Bronx Times-Reporter
- Type: Weekly newspaper
- Format: Tabloid
- Owner: Schneps Media
- Founder(s): John Collazzi and Michael Benedetto
- Publisher: Laura Guerriero
- Editor: Christian Falcone
- Founded: 1981; 44 years ago
- Language: English
- Headquarters: 3602 East Tremont Avenue, Suite 205 Bronx, NY 10465
- City: Bronx
- Country: United States
- Circulation: 9,859 (as of 2017)
- Sister newspapers: The Brooklyn Paper
- Website: bxtimes.com

= Bronx Times-Reporter =

Weekly newspaper in New York City

The Bronx Times-Reporter is a weekly newspaper published in the Bronx, New York. It was co-founded in 1981 by John Collazzi and Assemblyman Michael Benedetto.
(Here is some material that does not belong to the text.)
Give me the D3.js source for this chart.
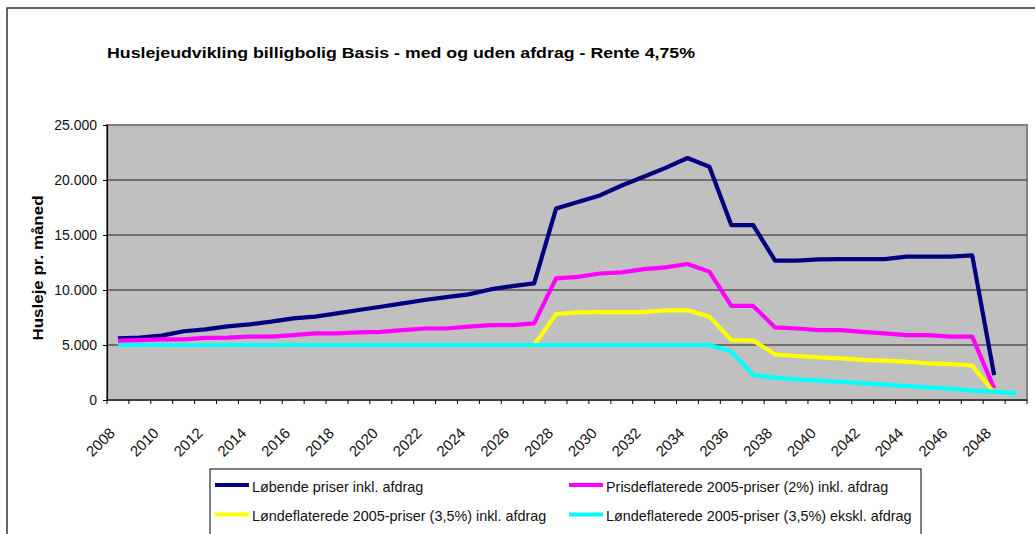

The Bronx Times-Reporter covers local news and publishes columns by local community organizations. It is sold on many local newsstands and available through subscription. Many branches of the New York Public Library in the Bronx have back issues of the paper.

The paper has three editions, all of which publish on Thursdays: a Bronx Times-Reporter that covers Throggs Neck, one that covers Morris Park, and a third paper, called the Bronx Times, that covers news from Castle Hill, Parkchester, and surrounding neighborhoods, and is distributed for free.

In 2006, the Community Newspaper Group, an affiliate of Rupert Murdoch's News Corporation, purchased the Bronx Times-Reporter. In 2014, News Corp sold its Community Newspaper Group to former company executive Les Goodstein and his wife Jennifer. Schneps Media acquired Community News Group in September 2018.